* **EXERCISE TASK**
Retype exactly the lines from the line containing "Generate a web" through the line containing "const yTicks = [-4,-2,0,2,4,6,8,10,12,14];", both included, and nothing more; skip the pictures.

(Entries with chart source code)

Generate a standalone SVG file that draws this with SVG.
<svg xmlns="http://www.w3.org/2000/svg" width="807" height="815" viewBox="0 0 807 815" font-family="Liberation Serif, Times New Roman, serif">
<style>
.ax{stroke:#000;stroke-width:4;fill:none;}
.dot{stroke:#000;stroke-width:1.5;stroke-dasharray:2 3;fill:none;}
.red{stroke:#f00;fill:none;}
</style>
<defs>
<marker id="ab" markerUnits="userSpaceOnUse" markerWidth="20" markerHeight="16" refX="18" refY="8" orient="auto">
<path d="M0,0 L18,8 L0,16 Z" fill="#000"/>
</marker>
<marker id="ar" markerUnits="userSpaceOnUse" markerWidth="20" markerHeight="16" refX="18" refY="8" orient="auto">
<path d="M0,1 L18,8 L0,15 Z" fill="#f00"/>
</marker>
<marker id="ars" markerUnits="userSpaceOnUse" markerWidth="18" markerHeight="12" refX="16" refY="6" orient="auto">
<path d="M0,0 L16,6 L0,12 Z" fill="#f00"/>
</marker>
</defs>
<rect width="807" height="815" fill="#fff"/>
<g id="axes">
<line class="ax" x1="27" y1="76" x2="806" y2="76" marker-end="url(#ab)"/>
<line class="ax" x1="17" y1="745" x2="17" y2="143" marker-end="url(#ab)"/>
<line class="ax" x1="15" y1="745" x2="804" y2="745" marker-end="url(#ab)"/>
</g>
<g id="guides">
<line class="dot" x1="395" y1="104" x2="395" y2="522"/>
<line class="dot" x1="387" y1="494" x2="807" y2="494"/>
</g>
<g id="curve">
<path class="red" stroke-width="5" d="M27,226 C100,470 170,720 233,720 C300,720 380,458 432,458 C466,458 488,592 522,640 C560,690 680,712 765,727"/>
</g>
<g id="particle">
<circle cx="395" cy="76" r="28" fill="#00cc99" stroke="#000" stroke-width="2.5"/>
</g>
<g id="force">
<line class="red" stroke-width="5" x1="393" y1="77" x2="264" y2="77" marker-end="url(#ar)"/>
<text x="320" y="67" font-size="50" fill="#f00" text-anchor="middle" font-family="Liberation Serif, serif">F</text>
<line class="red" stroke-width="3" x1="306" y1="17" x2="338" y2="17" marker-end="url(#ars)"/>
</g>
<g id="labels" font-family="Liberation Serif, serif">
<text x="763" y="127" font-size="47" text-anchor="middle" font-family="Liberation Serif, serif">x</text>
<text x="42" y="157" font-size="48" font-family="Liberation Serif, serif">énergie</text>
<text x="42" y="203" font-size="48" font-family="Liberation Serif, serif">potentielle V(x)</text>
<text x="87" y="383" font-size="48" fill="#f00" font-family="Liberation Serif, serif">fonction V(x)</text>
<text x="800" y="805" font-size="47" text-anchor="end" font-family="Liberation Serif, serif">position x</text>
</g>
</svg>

* * *

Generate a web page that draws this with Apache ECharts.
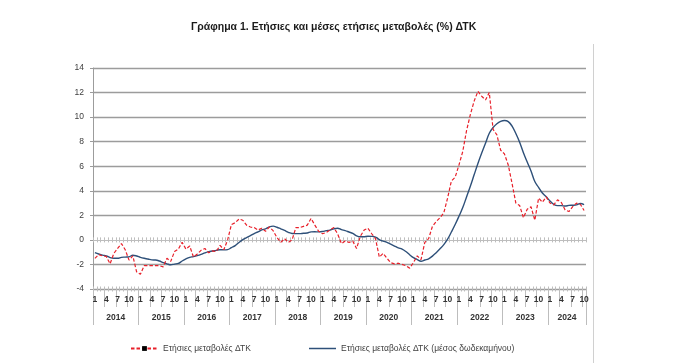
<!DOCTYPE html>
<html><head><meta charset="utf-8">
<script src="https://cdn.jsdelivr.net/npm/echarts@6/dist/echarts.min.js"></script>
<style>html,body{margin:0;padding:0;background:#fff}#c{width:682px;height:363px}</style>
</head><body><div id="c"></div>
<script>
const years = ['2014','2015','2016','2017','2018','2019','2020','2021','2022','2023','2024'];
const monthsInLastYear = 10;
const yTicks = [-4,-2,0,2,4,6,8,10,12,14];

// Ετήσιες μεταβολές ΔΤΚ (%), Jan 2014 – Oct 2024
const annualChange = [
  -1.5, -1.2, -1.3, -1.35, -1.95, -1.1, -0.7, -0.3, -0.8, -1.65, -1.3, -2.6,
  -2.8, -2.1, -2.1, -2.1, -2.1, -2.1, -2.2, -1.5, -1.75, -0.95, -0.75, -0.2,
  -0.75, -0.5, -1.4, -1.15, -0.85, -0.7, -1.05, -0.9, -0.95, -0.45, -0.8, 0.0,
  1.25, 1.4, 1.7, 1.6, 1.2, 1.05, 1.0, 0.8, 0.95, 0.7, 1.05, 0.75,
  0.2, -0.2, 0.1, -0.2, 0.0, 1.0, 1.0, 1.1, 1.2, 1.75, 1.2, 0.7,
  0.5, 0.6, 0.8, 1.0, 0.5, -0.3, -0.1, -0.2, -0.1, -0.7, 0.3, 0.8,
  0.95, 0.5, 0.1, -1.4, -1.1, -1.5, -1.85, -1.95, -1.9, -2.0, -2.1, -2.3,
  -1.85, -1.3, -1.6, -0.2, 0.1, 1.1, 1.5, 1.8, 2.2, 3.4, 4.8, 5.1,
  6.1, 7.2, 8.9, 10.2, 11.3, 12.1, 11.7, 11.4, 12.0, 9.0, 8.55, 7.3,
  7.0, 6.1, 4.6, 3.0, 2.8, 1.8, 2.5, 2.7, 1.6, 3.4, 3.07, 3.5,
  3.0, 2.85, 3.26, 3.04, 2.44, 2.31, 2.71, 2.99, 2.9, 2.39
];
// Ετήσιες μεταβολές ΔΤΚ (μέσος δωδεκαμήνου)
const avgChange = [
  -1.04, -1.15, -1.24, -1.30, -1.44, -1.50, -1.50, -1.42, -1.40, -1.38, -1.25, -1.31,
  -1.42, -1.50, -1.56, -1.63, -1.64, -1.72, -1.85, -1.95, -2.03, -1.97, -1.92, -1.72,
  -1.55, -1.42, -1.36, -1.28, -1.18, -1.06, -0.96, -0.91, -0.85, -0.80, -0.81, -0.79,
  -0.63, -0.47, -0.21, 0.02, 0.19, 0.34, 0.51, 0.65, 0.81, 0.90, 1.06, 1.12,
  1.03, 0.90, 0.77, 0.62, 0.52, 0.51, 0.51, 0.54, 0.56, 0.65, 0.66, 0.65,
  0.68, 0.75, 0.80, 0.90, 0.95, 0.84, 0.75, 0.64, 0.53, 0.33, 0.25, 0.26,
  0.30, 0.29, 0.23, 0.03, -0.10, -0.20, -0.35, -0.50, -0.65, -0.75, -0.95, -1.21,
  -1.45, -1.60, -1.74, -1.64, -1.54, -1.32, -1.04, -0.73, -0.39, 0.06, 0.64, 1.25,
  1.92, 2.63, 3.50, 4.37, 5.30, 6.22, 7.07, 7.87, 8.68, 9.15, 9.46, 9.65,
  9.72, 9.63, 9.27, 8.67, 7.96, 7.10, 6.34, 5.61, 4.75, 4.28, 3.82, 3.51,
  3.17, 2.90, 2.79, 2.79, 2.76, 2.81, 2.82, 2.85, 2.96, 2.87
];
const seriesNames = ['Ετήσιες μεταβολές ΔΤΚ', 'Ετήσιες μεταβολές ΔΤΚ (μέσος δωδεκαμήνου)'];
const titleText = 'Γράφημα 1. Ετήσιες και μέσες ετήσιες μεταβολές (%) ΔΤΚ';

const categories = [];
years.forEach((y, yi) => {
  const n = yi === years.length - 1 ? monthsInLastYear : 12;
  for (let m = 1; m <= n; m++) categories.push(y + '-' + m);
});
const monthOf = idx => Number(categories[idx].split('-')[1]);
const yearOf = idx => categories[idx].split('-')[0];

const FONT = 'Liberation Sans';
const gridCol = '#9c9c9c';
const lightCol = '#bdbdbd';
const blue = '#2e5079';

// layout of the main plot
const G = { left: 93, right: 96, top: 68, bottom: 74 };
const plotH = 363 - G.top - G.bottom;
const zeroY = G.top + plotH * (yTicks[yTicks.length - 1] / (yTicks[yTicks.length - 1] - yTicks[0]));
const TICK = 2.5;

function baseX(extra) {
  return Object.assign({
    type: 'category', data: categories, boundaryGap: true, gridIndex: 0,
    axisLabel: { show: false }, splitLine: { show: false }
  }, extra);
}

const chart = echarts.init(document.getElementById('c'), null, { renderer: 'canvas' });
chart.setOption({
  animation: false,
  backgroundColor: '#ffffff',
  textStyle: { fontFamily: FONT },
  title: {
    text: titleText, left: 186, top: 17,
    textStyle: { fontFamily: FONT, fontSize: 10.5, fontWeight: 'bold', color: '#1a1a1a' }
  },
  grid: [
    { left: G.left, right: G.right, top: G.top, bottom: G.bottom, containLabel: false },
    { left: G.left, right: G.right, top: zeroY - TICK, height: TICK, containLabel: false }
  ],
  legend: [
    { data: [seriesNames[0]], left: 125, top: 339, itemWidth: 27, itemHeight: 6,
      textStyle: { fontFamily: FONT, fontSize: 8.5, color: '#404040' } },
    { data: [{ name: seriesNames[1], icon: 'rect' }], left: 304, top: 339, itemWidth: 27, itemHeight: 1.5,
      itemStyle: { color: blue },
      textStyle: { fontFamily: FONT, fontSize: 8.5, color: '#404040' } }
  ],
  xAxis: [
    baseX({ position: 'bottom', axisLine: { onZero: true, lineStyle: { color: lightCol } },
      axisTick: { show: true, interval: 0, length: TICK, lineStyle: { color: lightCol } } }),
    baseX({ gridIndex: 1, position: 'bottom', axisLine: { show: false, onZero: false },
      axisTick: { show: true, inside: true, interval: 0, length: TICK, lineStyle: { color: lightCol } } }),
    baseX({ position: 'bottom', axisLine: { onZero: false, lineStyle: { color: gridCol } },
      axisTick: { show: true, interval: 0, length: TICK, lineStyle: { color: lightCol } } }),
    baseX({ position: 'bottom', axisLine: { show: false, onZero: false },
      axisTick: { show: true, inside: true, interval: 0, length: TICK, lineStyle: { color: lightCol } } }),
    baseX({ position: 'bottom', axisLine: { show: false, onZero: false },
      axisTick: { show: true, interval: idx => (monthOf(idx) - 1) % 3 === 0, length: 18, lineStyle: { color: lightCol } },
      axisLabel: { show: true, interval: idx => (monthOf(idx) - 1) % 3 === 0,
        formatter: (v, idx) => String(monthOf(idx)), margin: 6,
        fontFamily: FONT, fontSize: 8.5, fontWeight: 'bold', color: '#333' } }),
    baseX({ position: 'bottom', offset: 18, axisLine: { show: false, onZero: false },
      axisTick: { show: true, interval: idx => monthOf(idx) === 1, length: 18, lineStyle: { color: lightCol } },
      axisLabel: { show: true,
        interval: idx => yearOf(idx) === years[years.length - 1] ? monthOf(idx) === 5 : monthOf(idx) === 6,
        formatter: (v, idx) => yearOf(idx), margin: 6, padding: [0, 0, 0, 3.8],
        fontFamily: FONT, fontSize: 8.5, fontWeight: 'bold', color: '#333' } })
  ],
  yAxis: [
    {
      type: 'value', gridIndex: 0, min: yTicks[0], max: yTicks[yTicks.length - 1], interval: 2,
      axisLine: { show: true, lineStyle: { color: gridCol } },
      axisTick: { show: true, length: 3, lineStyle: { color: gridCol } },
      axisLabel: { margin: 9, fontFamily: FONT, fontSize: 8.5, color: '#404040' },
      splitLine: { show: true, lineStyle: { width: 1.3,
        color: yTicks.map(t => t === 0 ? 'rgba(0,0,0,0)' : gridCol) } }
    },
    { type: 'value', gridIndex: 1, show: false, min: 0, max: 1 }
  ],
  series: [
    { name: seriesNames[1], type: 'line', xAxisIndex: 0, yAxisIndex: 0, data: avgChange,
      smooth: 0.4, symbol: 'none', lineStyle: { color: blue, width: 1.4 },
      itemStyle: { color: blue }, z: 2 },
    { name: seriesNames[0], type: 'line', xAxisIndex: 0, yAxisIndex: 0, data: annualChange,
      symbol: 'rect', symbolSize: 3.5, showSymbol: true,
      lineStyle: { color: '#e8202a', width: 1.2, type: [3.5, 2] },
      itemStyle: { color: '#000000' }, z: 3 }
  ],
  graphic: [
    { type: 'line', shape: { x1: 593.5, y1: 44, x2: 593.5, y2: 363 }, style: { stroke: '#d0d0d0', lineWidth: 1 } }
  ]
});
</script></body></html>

==

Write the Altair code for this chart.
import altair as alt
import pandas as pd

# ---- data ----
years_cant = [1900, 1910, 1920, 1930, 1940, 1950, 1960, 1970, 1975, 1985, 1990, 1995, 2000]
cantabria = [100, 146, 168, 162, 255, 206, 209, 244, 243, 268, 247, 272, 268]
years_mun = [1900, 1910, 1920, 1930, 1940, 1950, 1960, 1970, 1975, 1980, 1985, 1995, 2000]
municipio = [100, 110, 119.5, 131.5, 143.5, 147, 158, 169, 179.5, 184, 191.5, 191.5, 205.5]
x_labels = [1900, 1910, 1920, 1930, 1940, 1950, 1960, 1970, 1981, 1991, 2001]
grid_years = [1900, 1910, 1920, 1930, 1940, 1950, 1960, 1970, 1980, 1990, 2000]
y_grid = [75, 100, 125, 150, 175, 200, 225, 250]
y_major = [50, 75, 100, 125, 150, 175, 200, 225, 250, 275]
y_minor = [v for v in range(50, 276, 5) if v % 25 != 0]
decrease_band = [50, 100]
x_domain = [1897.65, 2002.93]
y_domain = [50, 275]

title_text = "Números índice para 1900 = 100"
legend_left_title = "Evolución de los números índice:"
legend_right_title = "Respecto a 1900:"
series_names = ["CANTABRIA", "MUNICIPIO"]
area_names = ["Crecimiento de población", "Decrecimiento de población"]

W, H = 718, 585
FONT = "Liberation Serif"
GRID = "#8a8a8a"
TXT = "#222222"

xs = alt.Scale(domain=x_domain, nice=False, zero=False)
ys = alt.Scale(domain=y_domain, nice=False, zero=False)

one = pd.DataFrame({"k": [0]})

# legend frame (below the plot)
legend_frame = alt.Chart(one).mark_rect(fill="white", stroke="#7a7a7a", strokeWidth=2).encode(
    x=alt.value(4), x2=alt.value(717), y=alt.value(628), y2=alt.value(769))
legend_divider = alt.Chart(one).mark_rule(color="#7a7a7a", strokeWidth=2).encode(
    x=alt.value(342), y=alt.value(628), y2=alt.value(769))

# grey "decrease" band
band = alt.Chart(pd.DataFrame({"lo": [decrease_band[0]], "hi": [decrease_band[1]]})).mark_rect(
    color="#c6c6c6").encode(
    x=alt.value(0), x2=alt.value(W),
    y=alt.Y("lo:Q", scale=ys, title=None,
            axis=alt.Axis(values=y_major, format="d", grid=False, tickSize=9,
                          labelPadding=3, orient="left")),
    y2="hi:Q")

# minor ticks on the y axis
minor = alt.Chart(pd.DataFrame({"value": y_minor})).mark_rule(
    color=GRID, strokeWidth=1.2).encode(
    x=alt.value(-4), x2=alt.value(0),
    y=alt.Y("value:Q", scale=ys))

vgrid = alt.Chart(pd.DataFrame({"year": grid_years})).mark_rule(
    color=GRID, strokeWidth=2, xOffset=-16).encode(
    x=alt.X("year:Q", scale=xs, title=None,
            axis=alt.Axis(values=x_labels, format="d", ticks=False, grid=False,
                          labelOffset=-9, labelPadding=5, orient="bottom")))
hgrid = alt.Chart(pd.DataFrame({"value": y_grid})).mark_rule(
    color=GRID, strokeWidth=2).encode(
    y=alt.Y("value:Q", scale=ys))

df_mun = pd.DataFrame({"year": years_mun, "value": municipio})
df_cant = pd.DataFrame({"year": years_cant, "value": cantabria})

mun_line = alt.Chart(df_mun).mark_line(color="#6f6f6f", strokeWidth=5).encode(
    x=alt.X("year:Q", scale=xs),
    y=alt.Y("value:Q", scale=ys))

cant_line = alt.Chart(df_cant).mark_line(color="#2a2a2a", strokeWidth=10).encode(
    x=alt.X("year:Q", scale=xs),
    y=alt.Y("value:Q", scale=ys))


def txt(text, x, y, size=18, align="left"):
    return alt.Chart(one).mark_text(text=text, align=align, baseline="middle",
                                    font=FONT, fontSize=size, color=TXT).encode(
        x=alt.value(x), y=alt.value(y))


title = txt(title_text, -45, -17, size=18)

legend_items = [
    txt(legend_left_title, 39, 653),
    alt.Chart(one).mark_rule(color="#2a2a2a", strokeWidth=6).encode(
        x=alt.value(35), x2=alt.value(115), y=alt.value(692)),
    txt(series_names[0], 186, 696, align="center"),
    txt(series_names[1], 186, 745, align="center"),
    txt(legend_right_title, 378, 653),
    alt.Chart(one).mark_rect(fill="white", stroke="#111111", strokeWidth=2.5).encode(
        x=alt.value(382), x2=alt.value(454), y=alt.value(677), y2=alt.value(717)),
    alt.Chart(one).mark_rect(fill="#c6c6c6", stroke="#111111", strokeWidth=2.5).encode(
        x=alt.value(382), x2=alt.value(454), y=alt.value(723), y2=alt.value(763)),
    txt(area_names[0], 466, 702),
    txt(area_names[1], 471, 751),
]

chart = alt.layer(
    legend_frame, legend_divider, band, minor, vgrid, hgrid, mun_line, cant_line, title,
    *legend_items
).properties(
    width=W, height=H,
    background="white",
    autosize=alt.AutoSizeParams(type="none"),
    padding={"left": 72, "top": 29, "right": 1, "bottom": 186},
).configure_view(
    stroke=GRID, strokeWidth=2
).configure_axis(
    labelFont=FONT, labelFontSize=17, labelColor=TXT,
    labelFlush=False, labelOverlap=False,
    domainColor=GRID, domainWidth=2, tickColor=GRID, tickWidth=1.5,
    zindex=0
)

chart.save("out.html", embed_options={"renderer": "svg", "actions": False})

* **RESULT FOR THIS EXERCISE**
Generate a web page that draws this with Apache ECharts.
<!DOCTYPE html>
<html><head><meta charset="utf-8">
<script src="https://cdn.jsdelivr.net/npm/echarts@6/dist/echarts.min.js"></script>
<style>html,body{margin:0;padding:0;background:#fff}#c{width:682px;height:363px}</style>
</head><body><div id="c"></div>
<script>
const years = ['2014','2015','2016','2017','2018','2019','2020','2021','2022','2023','2024'];
const monthsInLastYear = 10;
const yTicks = [-4,-2,0,2,4,6,8,10,12,14];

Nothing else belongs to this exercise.